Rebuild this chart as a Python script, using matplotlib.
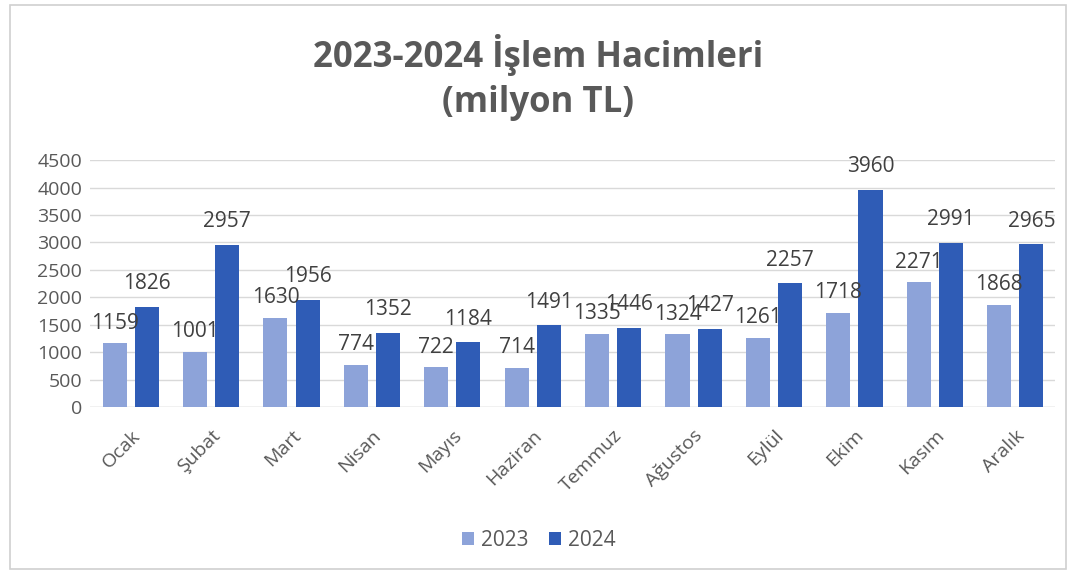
import numpy as np
import matplotlib.pyplot as plt
from matplotlib.patches import Rectangle

aylar = ['Ocak', 'Şubat', 'Mart', 'Nisan', 'Mayıs', 'Haziran', 'Temmuz',
         'Ağustos', 'Eylül', 'Ekim', 'Kasım', 'Aralık']
hacim_2023 = [1159, 1001, 1630, 774, 722, 714, 1335, 1324, 1261, 1718, 2271, 1868]
hacim_2024 = [1826, 2957, 1956, 1352, 1184, 1491, 1446, 1427, 2257, 3960, 2991, 2965]

plt.rcParams['font.family'] = ['Open Sans', 'DejaVu Sans']

renk_2023 = '#8da3d9'
renk_2024 = '#2f5cb6'
gri = '#595959'

fig = plt.figure(figsize=(10.77, 5.74), dpi=100)
ax = fig.add_axes([0.084, 0.291, 0.896, 0.43])

x = np.arange(len(aylar))
w = 0.3
b1 = ax.bar(x - 0.2, hacim_2023, w, color=renk_2023, label='2023', zorder=2)
b2 = ax.bar(x + 0.2, hacim_2024, w, color=renk_2024, label='2024', zorder=2)

# etiketler (orijinalde de ust uste biniyorlar)
for r, v in zip(b1, hacim_2023):
    ax.annotate(str(v), (r.get_x() + r.get_width() / 2, v), xytext=(0, 7),
                textcoords='offset points', ha='center', va='bottom',
                fontsize=15, color='#404040', zorder=3)
for r, v in zip(b2, hacim_2024):
    ax.annotate(str(v), (r.get_x() + r.get_width() / 2, v), xytext=(0, 9),
                textcoords='offset points', ha='center', va='bottom',
                fontsize=15, color='#404040', zorder=3)

ax.set_xlim(-0.5, 11.5)
ax.set_ylim(0, 4500)
ax.set_yticks(range(0, 4501, 500))
ax.set_xticks(x)
ax.set_xticklabels(aylar, rotation=45, ha='right', rotation_mode='anchor')
ax.tick_params(axis='both', length=0, labelsize=14, colors=gri)
ax.tick_params(axis='x', pad=14)
ax.tick_params(axis='y', pad=6)
ax.grid(axis='y', color='#d9d9d9', linewidth=1, zorder=0)
for s in ax.spines.values():
    s.set_visible(False)
ax.axhline(0, color='#d9d9d9', linewidth=1, zorder=1)

fig.text(0.5, 0.905, '2023-2024 İşlem Hacimleri', ha='center', va='center',
         fontsize=25, fontweight='bold', color=gri)
fig.text(0.5, 0.82, '(milyon TL)', ha='center', va='center',
         fontsize=25, fontweight='bold', color=gri)

fig.legend(handles=[b1, b2], labels=['2023', '2024'], loc='center',
           bbox_to_anchor=(0.5, 0.058), ncol=2, frameon=False, fontsize=15,
           handlelength=0.6, handleheight=0.6, handletextpad=0.3,
           columnspacing=1.0, labelcolor=gri)

# cerceve
fig.add_artist(Rectangle((0.009, 0.008), 0.981, 0.984, transform=fig.transFigure,
                         fill=False, edgecolor='#d0d0d0', linewidth=1.2))

fig.savefig('out.png', dpi=100)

### TASK DIRECTIONS
Write out again every line above exactly as given; the pictures do not belong in the copy.

### RESULT FOR THIS EXERCISE
Rebuild this chart as a Python script, using matplotlib.
import numpy as np
import matplotlib.pyplot as plt
from matplotlib.patches import Rectangle

aylar = ['Ocak', 'Şubat', 'Mart', 'Nisan', 'Mayıs', 'Haziran', 'Temmuz',
         'Ağustos', 'Eylül', 'Ekim', 'Kasım', 'Aralık']
hacim_2023 = [1159, 1001, 1630, 774, 722, 714, 1335, 1324, 1261, 1718, 2271, 1868]
hacim_2024 = [1826, 2957, 1956, 1352, 1184, 1491, 1446, 1427, 2257, 3960, 2991, 2965]

plt.rcParams['font.family'] = ['Open Sans', 'DejaVu Sans']

renk_2023 = '#8da3d9'
renk_2024 = '#2f5cb6'
gri = '#595959'

fig = plt.figure(figsize=(10.77, 5.74), dpi=100)
ax = fig.add_axes([0.084, 0.291, 0.896, 0.43])

x = np.arange(len(aylar))
w = 0.3
b1 = ax.bar(x - 0.2, hacim_2023, w, color=renk_2023, label='2023', zorder=2)
b2 = ax.bar(x + 0.2, hacim_2024, w, color=renk_2024, label='2024', zorder=2)

# etiketler (orijinalde de ust uste biniyorlar)
for r, v in zip(b1, hacim_2023):
    ax.annotate(str(v), (r.get_x() + r.get_width() / 2, v), xytext=(0, 7),
                textcoords='offset points', ha='center', va='bottom',
                fontsize=15, color='#404040', zorder=3)
for r, v in zip(b2, hacim_2024):
    ax.annotate(str(v), (r.get_x() + r.get_width() / 2, v), xytext=(0, 9),
                textcoords='offset points', ha='center', va='bottom',
                fontsize=15, color='#404040', zorder=3)

ax.set_xlim(-0.5, 11.5)
ax.set_ylim(0, 4500)
ax.set_yticks(range(0, 4501, 500))
ax.set_xticks(x)
ax.set_xticklabels(aylar, rotation=45, ha='right', rotation_mode='anchor')
ax.tick_params(axis='both', length=0, labelsize=14, colors=gri)
ax.tick_params(axis='x', pad=14)
ax.tick_params(axis='y', pad=6)
ax.grid(axis='y', color='#d9d9d9', linewidth=1, zorder=0)
for s in ax.spines.values():
    s.set_visible(False)
ax.axhline(0, color='#d9d9d9', linewidth=1, zorder=1)

fig.text(0.5, 0.905, '2023-2024 İşlem Hacimleri', ha='center', va='center',
         fontsize=25, fontweight='bold', color=gri)
fig.text(0.5, 0.82, '(milyon TL)', ha='center', va='center',
         fontsize=25, fontweight='bold', color=gri)

fig.legend(handles=[b1, b2], labels=['2023', '2024'], loc='center',
           bbox_to_anchor=(0.5, 0.058), ncol=2, frameon=False, fontsize=15,
           handlelength=0.6, handleheight=0.6, handletextpad=0.3,
           columnspacing=1.0, labelcolor=gri)

# cerceve
fig.add_artist(Rectangle((0.009, 0.008), 0.981, 0.984, transform=fig.transFigure,
                         fill=False, edgecolor='#d0d0d0', linewidth=1.2))

fig.savefig('out.png', dpi=100)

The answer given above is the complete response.